[Given request]
Copy the lines below as they are; omit the images they contain.
====== Dataset content
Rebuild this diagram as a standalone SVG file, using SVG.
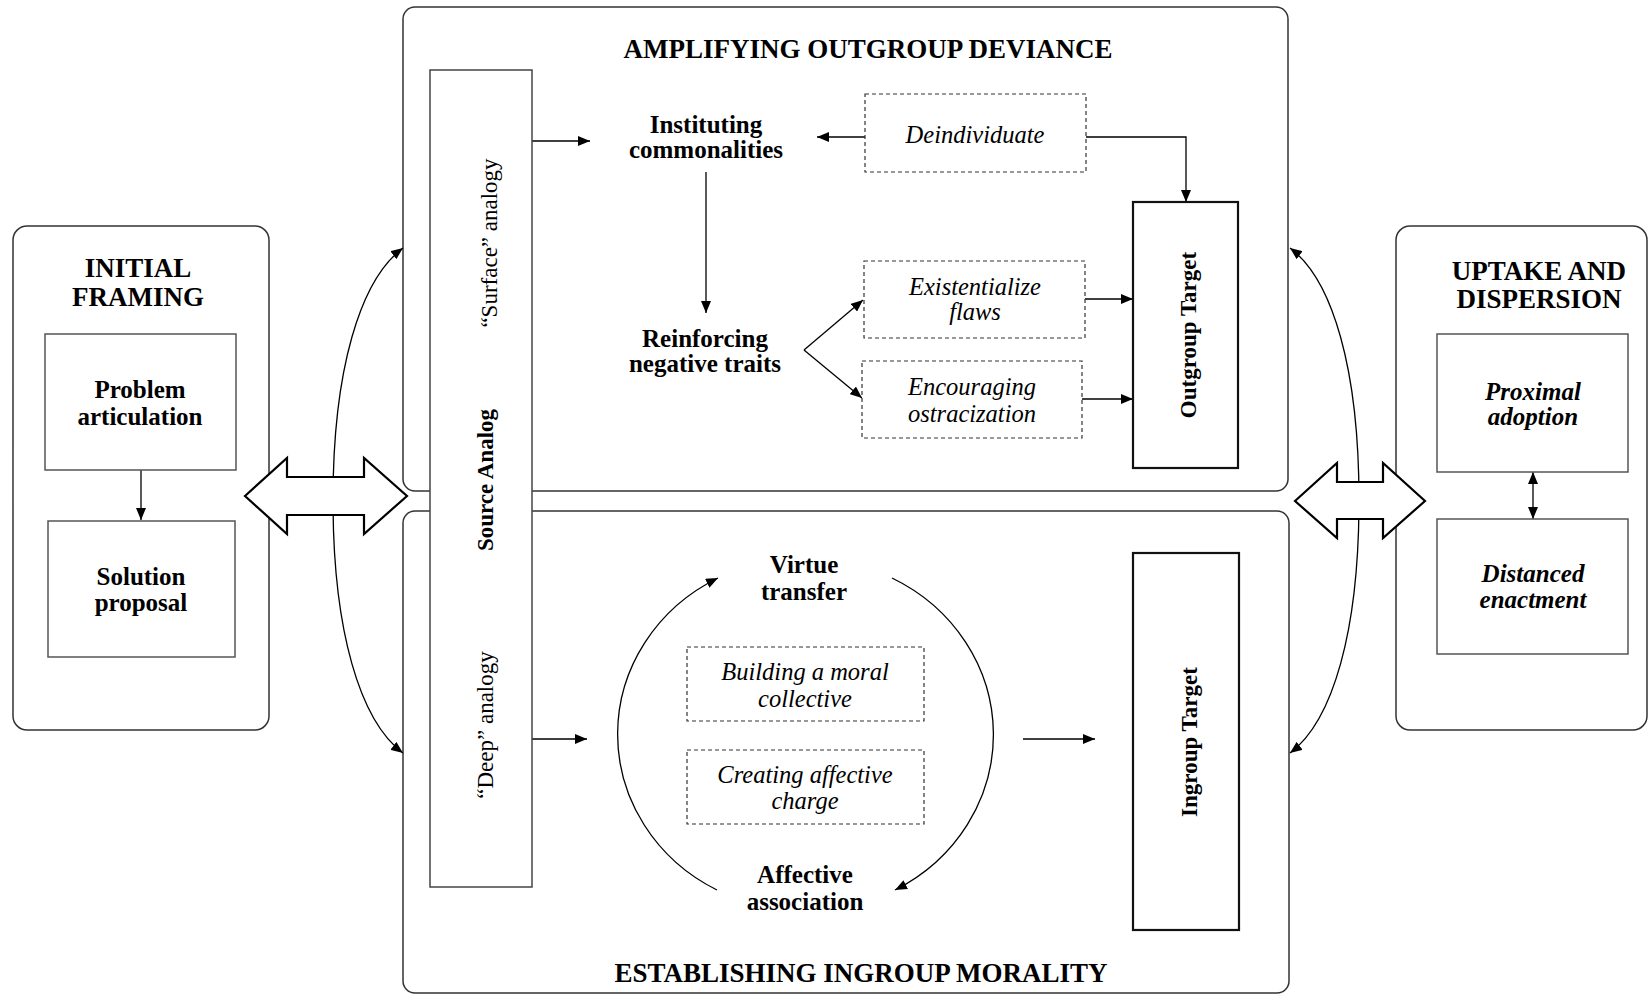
<svg xmlns="http://www.w3.org/2000/svg" width="1648" height="995" viewBox="0 0 1648 995">
<style>
text{font-family:"Liberation Serif","Times New Roman",serif;fill:#000;text-anchor:middle}
.t{font-size:27px;font-weight:bold}
.b{font-size:25px;font-weight:bold}
.i{font-size:24.5px;font-style:italic}
.bi{font-size:25px;font-weight:bold;font-style:italic}
.v{font-size:23px}
.vb{font-size:23px;font-weight:bold}
.cont{fill:#fff;stroke:#333;stroke-width:1.5}
.box{fill:#fff;stroke:#555;stroke-width:1.5}
.tbox{fill:#fff;stroke:#111;stroke-width:2.2}
.dash{fill:#fff;stroke:#333;stroke-width:1.2;stroke-dasharray:4 3}
.ln{fill:none;stroke:#000;stroke-width:1.3}
.big{fill:#fff;stroke:#000;stroke-width:2.2;stroke-linejoin:miter}
</style>
<defs>
<marker id="ah" viewBox="0 0 12 10" refX="12" refY="5" markerWidth="12" markerHeight="10" markerUnits="userSpaceOnUse" orient="auto-start-reverse">
<path d="M0,0 L12,5 L0,10 z" fill="#000"/>
</marker>
</defs>

<g id="initial-framing">
<rect class="cont" x="13" y="226" width="256" height="504" rx="14"/>
<text class="t" x="138" y="277">INITIAL</text>
<text class="t" x="138" y="306">FRAMING</text>
</g>

<g id="amplifying-outgroup-deviance">
<rect class="cont" x="403" y="7" width="885" height="484" rx="12"/>
<text class="t" x="868" y="58">AMPLIFYING OUTGROUP DEVIANCE</text>
</g>

<g id="establishing-ingroup-morality">
<rect class="cont" x="403" y="511" width="886" height="482" rx="12"/>
<text class="t" x="861" y="982">ESTABLISHING INGROUP MORALITY</text>
</g>

<g id="uptake-and-dispersion">
<rect class="cont" x="1396" y="226" width="251" height="504" rx="14"/>
<text class="t" x="1539" y="280">UPTAKE AND</text>
<text class="t" x="1539" y="308">DISPERSION</text>
</g>

<g id="connectors">
<path class="ln" d="M403 248 C360 280,333 370,333 500 C333 631,360 721,403 753" marker-start="url(#ah)" marker-end="url(#ah)"/>
<path class="ln" d="M1290 248 C1333 280,1359 370,1359 500 C1359 631,1333 721,1290 753" marker-start="url(#ah)" marker-end="url(#ah)"/>
<polygon class="big" points="245,496 287,458 287,477 364,477 364,458 407,496 364,534 364,515 287,515 287,534"/>
<polygon class="big" points="1295,501 1337,463 1337,482 1383,482 1383,463 1425,501 1383,538 1383,519 1337,519 1337,538"/>
<line class="ln" x1="141" y1="470" x2="141" y2="520" marker-end="url(#ah)"/>
<line class="ln" x1="532" y1="141" x2="590" y2="141" marker-end="url(#ah)"/>
<line class="ln" x1="865" y1="137" x2="817" y2="137" marker-end="url(#ah)"/>
<line class="ln" x1="706" y1="172" x2="706" y2="313" marker-end="url(#ah)"/>
<line class="ln" x1="804" y1="350" x2="863" y2="300" marker-end="url(#ah)"/>
<line class="ln" x1="804" y1="350" x2="862" y2="398" marker-end="url(#ah)"/>
<path class="ln" d="M1086 137 H1186 V202" marker-end="url(#ah)"/>
<line class="ln" x1="1085" y1="299" x2="1133" y2="299" marker-end="url(#ah)"/>
<line class="ln" x1="1082" y1="399" x2="1133" y2="399" marker-end="url(#ah)"/>
<line class="ln" x1="532" y1="739" x2="587" y2="739" marker-end="url(#ah)"/>
<line class="ln" x1="1023" y1="739" x2="1095" y2="739" marker-end="url(#ah)"/>
<path class="ln" d="M717 890 A186 176 0 0 1 718 578" marker-end="url(#ah)"/>
<path class="ln" d="M892 578 A186 176 0 0 1 895 890" marker-end="url(#ah)"/>
<line class="ln" x1="1533" y1="472" x2="1533" y2="519" marker-start="url(#ah)" marker-end="url(#ah)"/>
</g>

<g id="source-analog">
<rect class="box" x="430" y="70" width="102" height="817" style="stroke:#444"/>
<text class="v" transform="translate(497,243) rotate(-90)">“Surface” analogy</text>
<text class="vb" transform="translate(493,480) rotate(-90)">Source Analog</text>
<text class="v" transform="translate(493,725) rotate(-90)">“Deep” analogy</text>
</g>

<g id="problem-articulation">
<rect class="box" x="45" y="334" width="191" height="136"/>
<text class="b" x="140" y="398">Problem</text>
<text class="b" x="140" y="425">articulation</text>
</g>

<g id="solution-proposal">
<rect class="box" x="48" y="521" width="187" height="136"/>
<text class="b" x="141" y="585">Solution</text>
<text class="b" x="141" y="611">proposal</text>
</g>

<g id="instituting-commonalities">
<text class="b" x="706" y="133">Instituting</text>
<text class="b" x="706" y="158">commonalities</text>
</g>

<g id="reinforcing-negative-traits">
<text class="b" x="705" y="347">Reinforcing</text>
<text class="b" x="705" y="372">negative traits</text>
</g>

<g id="deindividuate">
<rect class="dash" x="865" y="94" width="221" height="78"/>
<text class="i" x="975" y="143">Deindividuate</text>
</g>

<g id="existentialize-flaws">
<rect class="dash" x="864" y="261" width="221" height="77"/>
<text class="i" x="975" y="295">Existentialize</text>
<text class="i" x="975" y="320">flaws</text>
</g>

<g id="encouraging-ostracization">
<rect class="dash" x="862" y="361" width="220" height="77"/>
<text class="i" x="972" y="395">Encouraging</text>
<text class="i" x="972" y="422">ostracization</text>
</g>

<g id="outgroup-target">
<rect class="tbox" x="1133" y="202" width="105" height="266"/>
<text class="vb" transform="translate(1196,335) rotate(-90)">Outgroup Target</text>
</g>

<g id="virtue-transfer">
<text class="b" x="804" y="573">Virtue</text>
<text class="b" x="804" y="600">transfer</text>
</g>

<g id="building-moral-collective">
<rect class="dash" x="687" y="647" width="237" height="74"/>
<text class="i" x="805" y="680">Building a moral</text>
<text class="i" x="805" y="707">collective</text>
</g>

<g id="creating-affective-charge">
<rect class="dash" x="687" y="750" width="237" height="74"/>
<text class="i" x="805" y="783">Creating affective</text>
<text class="i" x="805" y="809">charge</text>
</g>

<g id="affective-association">
<text class="b" x="805" y="883">Affective</text>
<text class="b" x="805" y="910">association</text>
</g>

<g id="ingroup-target">
<rect class="tbox" x="1133" y="553" width="106" height="377"/>
<text class="vb" transform="translate(1197,742) rotate(-90)">Ingroup Target</text>
</g>

<g id="proximal-adoption">
<rect class="box" x="1437" y="334" width="191" height="138"/>
<text class="bi" x="1533" y="400">Proximal</text>
<text class="bi" x="1533" y="425">adoption</text>
</g>

<g id="distanced-enactment">
<rect class="box" x="1437" y="519" width="191" height="135"/>
<text class="bi" x="1533" y="582">Distanced</text>
<text class="bi" x="1533" y="608">enactment</text>
</g>
</svg>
============
[The answer]
Rebuild this diagram as a standalone SVG file, using SVG.
<svg xmlns="http://www.w3.org/2000/svg" width="1648" height="995" viewBox="0 0 1648 995">
<style>
text{font-family:"Liberation Serif","Times New Roman",serif;fill:#000;text-anchor:middle}
.t{font-size:27px;font-weight:bold}
.b{font-size:25px;font-weight:bold}
.i{font-size:24.5px;font-style:italic}
.bi{font-size:25px;font-weight:bold;font-style:italic}
.v{font-size:23px}
.vb{font-size:23px;font-weight:bold}
.cont{fill:#fff;stroke:#333;stroke-width:1.5}
.box{fill:#fff;stroke:#555;stroke-width:1.5}
.tbox{fill:#fff;stroke:#111;stroke-width:2.2}
.dash{fill:#fff;stroke:#333;stroke-width:1.2;stroke-dasharray:4 3}
.ln{fill:none;stroke:#000;stroke-width:1.3}
.big{fill:#fff;stroke:#000;stroke-width:2.2;stroke-linejoin:miter}
</style>
<defs>
<marker id="ah" viewBox="0 0 12 10" refX="12" refY="5" markerWidth="12" markerHeight="10" markerUnits="userSpaceOnUse" orient="auto-start-reverse">
<path d="M0,0 L12,5 L0,10 z" fill="#000"/>
</marker>
</defs>

<g id="initial-framing">
<rect class="cont" x="13" y="226" width="256" height="504" rx="14"/>
<text class="t" x="138" y="277">INITIAL</text>
<text class="t" x="138" y="306">FRAMING</text>
</g>

<g id="amplifying-outgroup-deviance">
<rect class="cont" x="403" y="7" width="885" height="484" rx="12"/>
<text class="t" x="868" y="58">AMPLIFYING OUTGROUP DEVIANCE</text>
</g>

<g id="establishing-ingroup-morality">
<rect class="cont" x="403" y="511" width="886" height="482" rx="12"/>
<text class="t" x="861" y="982">ESTABLISHING INGROUP MORALITY</text>
</g>

<g id="uptake-and-dispersion">
<rect class="cont" x="1396" y="226" width="251" height="504" rx="14"/>
<text class="t" x="1539" y="280">UPTAKE AND</text>
<text class="t" x="1539" y="308">DISPERSION</text>
</g>

<g id="connectors">
<path class="ln" d="M403 248 C360 280,333 370,333 500 C333 631,360 721,403 753" marker-start="url(#ah)" marker-end="url(#ah)"/>
<path class="ln" d="M1290 248 C1333 280,1359 370,1359 500 C1359 631,1333 721,1290 753" marker-start="url(#ah)" marker-end="url(#ah)"/>
<polygon class="big" points="245,496 287,458 287,477 364,477 364,458 407,496 364,534 364,515 287,515 287,534"/>
<polygon class="big" points="1295,501 1337,463 1337,482 1383,482 1383,463 1425,501 1383,538 1383,519 1337,519 1337,538"/>
<line class="ln" x1="141" y1="470" x2="141" y2="520" marker-end="url(#ah)"/>
<line class="ln" x1="532" y1="141" x2="590" y2="141" marker-end="url(#ah)"/>
<line class="ln" x1="865" y1="137" x2="817" y2="137" marker-end="url(#ah)"/>
<line class="ln" x1="706" y1="172" x2="706" y2="313" marker-end="url(#ah)"/>
<line class="ln" x1="804" y1="350" x2="863" y2="300" marker-end="url(#ah)"/>
<line class="ln" x1="804" y1="350" x2="862" y2="398" marker-end="url(#ah)"/>
<path class="ln" d="M1086 137 H1186 V202" marker-end="url(#ah)"/>
<line class="ln" x1="1085" y1="299" x2="1133" y2="299" marker-end="url(#ah)"/>
<line class="ln" x1="1082" y1="399" x2="1133" y2="399" marker-end="url(#ah)"/>
<line class="ln" x1="532" y1="739" x2="587" y2="739" marker-end="url(#ah)"/>
<line class="ln" x1="1023" y1="739" x2="1095" y2="739" marker-end="url(#ah)"/>
<path class="ln" d="M717 890 A186 176 0 0 1 718 578" marker-end="url(#ah)"/>
<path class="ln" d="M892 578 A186 176 0 0 1 895 890" marker-end="url(#ah)"/>
<line class="ln" x1="1533" y1="472" x2="1533" y2="519" marker-start="url(#ah)" marker-end="url(#ah)"/>
</g>

<g id="source-analog">
<rect class="box" x="430" y="70" width="102" height="817" style="stroke:#444"/>
<text class="v" transform="translate(497,243) rotate(-90)">“Surface” analogy</text>
<text class="vb" transform="translate(493,480) rotate(-90)">Source Analog</text>
<text class="v" transform="translate(493,725) rotate(-90)">“Deep” analogy</text>
</g>

<g id="problem-articulation">
<rect class="box" x="45" y="334" width="191" height="136"/>
<text class="b" x="140" y="398">Problem</text>
<text class="b" x="140" y="425">articulation</text>
</g>

<g id="solution-proposal">
<rect class="box" x="48" y="521" width="187" height="136"/>
<text class="b" x="141" y="585">Solution</text>
<text class="b" x="141" y="611">proposal</text>
</g>

<g id="instituting-commonalities">
<text class="b" x="706" y="133">Instituting</text>
<text class="b" x="706" y="158">commonalities</text>
</g>

<g id="reinforcing-negative-traits">
<text class="b" x="705" y="347">Reinforcing</text>
<text class="b" x="705" y="372">negative traits</text>
</g>

<g id="deindividuate">
<rect class="dash" x="865" y="94" width="221" height="78"/>
<text class="i" x="975" y="143">Deindividuate</text>
</g>

<g id="existentialize-flaws">
<rect class="dash" x="864" y="261" width="221" height="77"/>
<text class="i" x="975" y="295">Existentialize</text>
<text class="i" x="975" y="320">flaws</text>
</g>

<g id="encouraging-ostracization">
<rect class="dash" x="862" y="361" width="220" height="77"/>
<text class="i" x="972" y="395">Encouraging</text>
<text class="i" x="972" y="422">ostracization</text>
</g>

<g id="outgroup-target">
<rect class="tbox" x="1133" y="202" width="105" height="266"/>
<text class="vb" transform="translate(1196,335) rotate(-90)">Outgroup Target</text>
</g>

<g id="virtue-transfer">
<text class="b" x="804" y="573">Virtue</text>
<text class="b" x="804" y="600">transfer</text>
</g>

<g id="building-moral-collective">
<rect class="dash" x="687" y="647" width="237" height="74"/>
<text class="i" x="805" y="680">Building a moral</text>
<text class="i" x="805" y="707">collective</text>
</g>

<g id="creating-affective-charge">
<rect class="dash" x="687" y="750" width="237" height="74"/>
<text class="i" x="805" y="783">Creating affective</text>
<text class="i" x="805" y="809">charge</text>
</g>

<g id="affective-association">
<text class="b" x="805" y="883">Affective</text>
<text class="b" x="805" y="910">association</text>
</g>

<g id="ingroup-target">
<rect class="tbox" x="1133" y="553" width="106" height="377"/>
<text class="vb" transform="translate(1197,742) rotate(-90)">Ingroup Target</text>
</g>

<g id="proximal-adoption">
<rect class="box" x="1437" y="334" width="191" height="138"/>
<text class="bi" x="1533" y="400">Proximal</text>
<text class="bi" x="1533" y="425">adoption</text>
</g>

<g id="distanced-enactment">
<rect class="box" x="1437" y="519" width="191" height="135"/>
<text class="bi" x="1533" y="582">Distanced</text>
<text class="bi" x="1533" y="608">enactment</text>
</g>
</svg>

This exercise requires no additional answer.